Problem statement: Spot each line in the records below where the word "this" occurs, then copy it.

═══ Source material

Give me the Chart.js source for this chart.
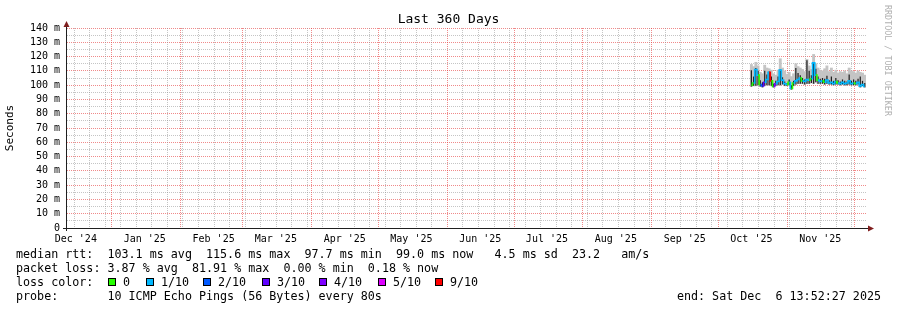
<!DOCTYPE html>
<html>
<head>
<meta charset="utf-8">
<script src="https://cdn.jsdelivr.net/npm/chart.js@4.4.1/dist/chart.umd.min.js"></script>
<style>
html, body { margin: 0; padding: 0; background: #fff; }
canvas { display: block; }
</style>
</head>
<body>
<canvas id="smokeChart" width="897" height="310"></canvas>
<script>
// days are counted from 1 Jan 2025 (= day 0); the graph covers 360 days up to Sat Dec 6 13:52:27 2025
const rangeStart = -20.422;
const rangeEnd = 339.578;

const monthLabels = ["Dec '24", "Jan '25", "Feb '25", "Mar '25", "Apr '25", "May '25", "Jun '25",
    "Jul '25", "Aug '25", "Sep '25", "Oct '25", "Nov '25"];
const monthStartDays = [-31, 0, 31, 59, 90, 120, 151, 181, 212, 243, 273, 304, 334];
const firstSunday = -17;    // Dec 15 2024

// one sample per day, 16 Oct .. 6 Dec 2025
const sampleDays = [288, 289, 290, 291, 292, 293, 294, 295, 296, 297, 298, 299, 300, 301, 302, 303, 304,
    305, 306, 307, 308, 309, 310, 311, 312, 313, 314, 315, 316, 317, 318, 319, 320, 321, 322, 323, 324,
    325, 326, 327, 328, 329, 330, 331, 332, 333, 334, 335, 336, 337, 338, 339];
const medianRtt = [100.0, 101.5, 111.0, 107.0, 100.5, 99.5, 102.0, 104.0, 109.0, 103.0, 99.0, 101.0, 102.5,
    110.5, 103.5, 101.0, 100.5, 102.0, 97.7, 101.5, 103.0, 104.0, 105.0, 103.0, 102.5, 104.0, 103.5, 104.5,
    115.6, 107.0, 103.5, 102.5, 103.0, 102.0, 103.5, 101.5, 102.0, 101.0, 102.5, 101.5, 101.0, 102.0, 101.0,
    101.5, 103.0, 101.0, 101.5, 101.0, 102.0, 99.5, 100.5, 99.0];
const lowRtt = [99.0, 99.5, 99.5, 100.0, 99.0, 98.5, 99.5, 100.0, 100.0, 99.5, 98.5, 99.5, 100.0, 100.0, 100.5,
    99.5, 99.5, 100.0, 97.0, 99.5, 100.5, 101.0, 101.0, 101.0, 100.5, 101.0, 101.0, 101.5, 101.0, 102.0, 101.0,
    101.0, 101.0, 100.5, 101.0, 100.5, 100.5, 100.0, 100.5, 100.5, 100.0, 100.5, 100.0, 100.0, 100.5, 100.0,
    100.0, 100.0, 100.5, 98.5, 99.5, 98.5];
const denseTop = [110.5, 106.0, 112.0, 110.0, 103.5, 102.0, 110.0, 107.5, 109.5, 106.0, 101.0, 103.0, 106.0,
    111.0, 105.5, 102.5, 101.5, 104.0, 100.0, 103.0, 112.0, 108.5, 107.0, 105.0, 104.0, 117.5, 110.0, 107.0,
    116.0, 111.5, 106.0, 104.5, 105.0, 104.5, 106.5, 103.5, 106.0, 103.0, 105.0, 103.5, 102.5, 104.0, 103.0,
    102.5, 107.5, 103.0, 104.0, 103.0, 104.5, 106.0, 103.0, 101.5];
const smokeTop = [114.5, 113.0, 116.0, 113.5, 109.0, 108.0, 114.0, 112.0, 111.5, 110.5, 108.0, 107.0, 110.5,
    118.5, 112.0, 110.0, 107.5, 109.0, 106.0, 108.0, 115.0, 113.0, 112.0, 111.0, 109.5, 118.0, 113.5, 111.0,
    121.5, 115.0, 112.0, 110.5, 110.0, 111.5, 113.5, 109.5, 112.0, 109.0, 110.5, 108.5, 109.5, 109.0, 110.0,
    108.0, 112.0, 110.0, 109.5, 108.5, 110.0, 109.0, 108.5, 107.0];
// index into lossLabels / lossColors
const lossLevel = [0, 1, 1, 0, 2, 3, 1, 1, 6, 0, 4, 1, 1, 1, 1, 1, 0, 1, 0, 1, 1, 1, 0, 1, 1, 1, 0, 1, 1, 0,
    1, 1, 0, 1, 1, 1, 1, 1, 0, 1, 1, 1, 1, 1, 1, 1, 0, 1, 1, 1, 1, 1];

const lossLabels = ['0', '1/10', '2/10', '3/10', '4/10', '5/10', '9/10'];
const lossColors = ['#26ff00', '#00b8ff', '#0059ff', '#5e00ff', '#7e00ff', '#dd00ff', '#ff0000'];

const rttLine = 'median rtt:  103.1 ms avg  115.6 ms max  97.7 ms min  99.0 ms now   4.5 ms sd  23.2   am/s';
const lossLine = 'packet loss: 3.87 % avg  81.91 % max  0.00 % min  0.18 % now';
const probeLine = 'probe:       10 ICMP Echo Pings (56 Bytes) every 80s';
const endLine = 'end: Sat Dec  6 13:52:27 2025';

const MONO = "'DejaVu Sans Mono', monospace";
const majorGrid = 'rgba(230, 60, 60, 0.6)';
const minorGrid = 'rgba(140, 140, 140, 0.5)';
const arrowColor = '#801f1f';

Chart.defaults.font.family = MONO;
Chart.defaults.color = '#000';

// x ticks only carry the month labels (mid month); grid lines are drawn by the plugin below
function buildLabelTicks(scale) {
    const ticks = [];
    monthLabels.forEach((lbl, i) => {
        const d = monthStartDays[i] + 15;
        if (d >= rangeStart && d <= rangeEnd) ticks.push({ value: d, text: lbl });
    });
    scale.ticks = ticks;
}

const timeGrid = {
    id: 'timeGrid',
    beforeDatasetsDraw(chart) {
        const { ctx, chartArea: area, scales: { x } } = chart;
        const line = (d, color) => {
            if (d < rangeStart || d > rangeEnd) return;
            const px = Math.round(x.getPixelForValue(d)) + 0.5;
            ctx.strokeStyle = color;
            ctx.beginPath();
            ctx.moveTo(px, area.top);
            ctx.lineTo(px, area.bottom);
            ctx.stroke();
        };
        ctx.save();
        ctx.lineWidth = 1;
        ctx.setLineDash([1, 1]);
        for (let d = firstSunday; d <= rangeEnd; d += 7) {
            if (!monthStartDays.includes(d)) line(d, minorGrid);
        }
        monthStartDays.forEach(d => line(d, majorGrid));
        ctx.restore();
    }
};

const extras = {
    id: 'extras',
    afterDraw(chart) {
        const { ctx, chartArea: area } = chart;
        ctx.save();
        // axis extensions and arrows
        ctx.strokeStyle = '#1f1f1f';
        ctx.lineWidth = 1;
        ctx.beginPath();
        ctx.moveTo(area.left - 3, area.bottom + 0.5);
        ctx.lineTo(area.right + 3, area.bottom + 0.5);
        ctx.moveTo(area.left + 0.5, area.bottom + 3);
        ctx.lineTo(area.left + 0.5, area.top - 2);
        ctx.stroke();
        ctx.fillStyle = arrowColor;
        ctx.beginPath();
        ctx.moveTo(area.left - 2.5, area.top - 1);
        ctx.lineTo(area.left + 3.5, area.top - 1);
        ctx.lineTo(area.left + 0.5, area.top - 7);
        ctx.closePath();
        ctx.fill();
        ctx.beginPath();
        ctx.moveTo(area.right + 2, area.bottom - 2.5);
        ctx.lineTo(area.right + 2, area.bottom + 3.5);
        ctx.lineTo(area.right + 8, area.bottom + 0.5);
        ctx.closePath();
        ctx.fill();

        // watermark
        ctx.save();
        ctx.translate(887.5, 5);
        ctx.rotate(Math.PI / 2);
        ctx.font = '8.4px ' + MONO;
        ctx.fillStyle = '#b0b0b0';
        ctx.textBaseline = 'middle';
        ctx.fillText('RRDTOOL / TOBI OETIKER', 0, 0);
        ctx.restore();

        // legend block
        ctx.font = '11.7px ' + MONO;
        ctx.fillStyle = '#000';
        ctx.textBaseline = 'alphabetic';
        ctx.fillText(rttLine, 16, 258);
        ctx.fillText(lossLine, 16, 272);
        ctx.fillText('loss color:', 16, 286);
        const boxX = [108, 146, 203, 262, 319, 378, 435];
        lossLabels.forEach((lbl, i) => {
            ctx.fillStyle = lossColors[i];
            ctx.fillRect(boxX[i], 278, 8, 8);
            ctx.strokeStyle = '#000';
            ctx.strokeRect(boxX[i] + 0.5, 278.5, 7, 7);
            ctx.fillStyle = '#000';
            ctx.fillText(lbl, boxX[i] + 15, 286);
        });
        ctx.fillText(probeLine, 16, 300);
        ctx.textAlign = 'right';
        ctx.fillText(endLine, 881, 300);
        ctx.restore();
    }
};

const lightSmoke = sampleDays.map((d, i) => ({ x: d, y: [lowRtt[i], smokeTop[i]] }));
const darkSmoke = sampleDays.map((d, i) => ({ x: d, y: [lowRtt[i], denseTop[i]] }));
const medianPts = sampleDays.map((d, i) => ({ x: d, y: medianRtt[i] }));

new Chart(document.getElementById('smokeChart'), {
    type: 'bar',
    data: {
        datasets: [
            {
                type: 'line',
                data: medianPts,
                borderWidth: 1.6,
                pointRadius: 0,
                stepped: 'middle',
                segment: {
                    borderColor: ctx => lossColors[lossLevel[ctx.p0DataIndex]]
                },
                borderColor: lossColors[1],
                order: 0
            },
            {
                data: darkSmoke,
                backgroundColor: '#202020',
                barPercentage: 0.55,
                categoryPercentage: 1,
                grouped: false,
                order: 1
            },
            {
                data: lightSmoke,
                backgroundColor: '#c4c4c4',
                barPercentage: 1,
                categoryPercentage: 1,
                grouped: false,
                order: 2
            }
        ]
    },
    options: {
        responsive: false,
        animation: false,
        layout: { padding: { left: 0, right: 0, top: 0, bottom: 62 } },
        scales: {
            x: {
                type: 'linear',
                min: rangeStart,
                max: rangeEnd,
                offset: false,
                afterBuildTicks: buildLabelTicks,
                afterFit: s => { s.height = 20; },
                ticks: {
                    autoSkip: false,
                    maxRotation: 0,
                    padding: 5,
                    font: { size: 10 },
                    callback: (v, i, ticks) => ticks[i].text
                },
                grid: { display: false, drawTicks: false },
                border: { color: '#000' }
            },
            y: {
                min: 0,
                max: 140,
                afterFit: s => { s.width = 66; },
                ticks: {
                    stepSize: 5,
                    autoSkip: false,
                    padding: 6,
                    font: { size: 10 },
                    callback: v => (v % 10 ? '' : (v === 0 ? '0' : v + ' m'))
                },
                grid: {
                    drawTicks: false,
                    color: ctx => (ctx.tick && ctx.tick.value % 10 ? minorGrid : majorGrid)
                },
                border: { color: '#1f1f1f', dash: [1, 1] },
                title: {
                    display: true,
                    text: 'Seconds',
                    font: { size: 11 },
                    padding: { top: 3.5, bottom: 0 }
                }
            },
            spacer: {
                position: 'right',
                display: true,
                afterFit: s => { s.width = 31; },
                ticks: { display: false },
                grid: { display: false },
                border: { display: false }
            }
        },
        plugins: {
            legend: { display: false },
            tooltip: { enabled: false },
            title: {
                display: true,
                text: 'Last 360 Days',
                font: { size: 13, weight: 'normal' },
                color: '#000',
                padding: { top: 12, bottom: 0.4 }
            }
        }
    },
    plugins: [timeGrid, extras]
});
</script>
</body>
</html>
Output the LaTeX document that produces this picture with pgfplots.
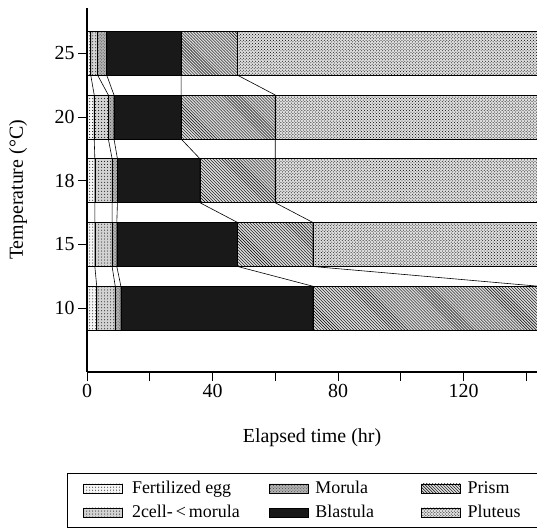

══════

Exercise answer:
Give me the Chart.js source for this chart.
Output the LaTeX document that produces this picture with pgfplots.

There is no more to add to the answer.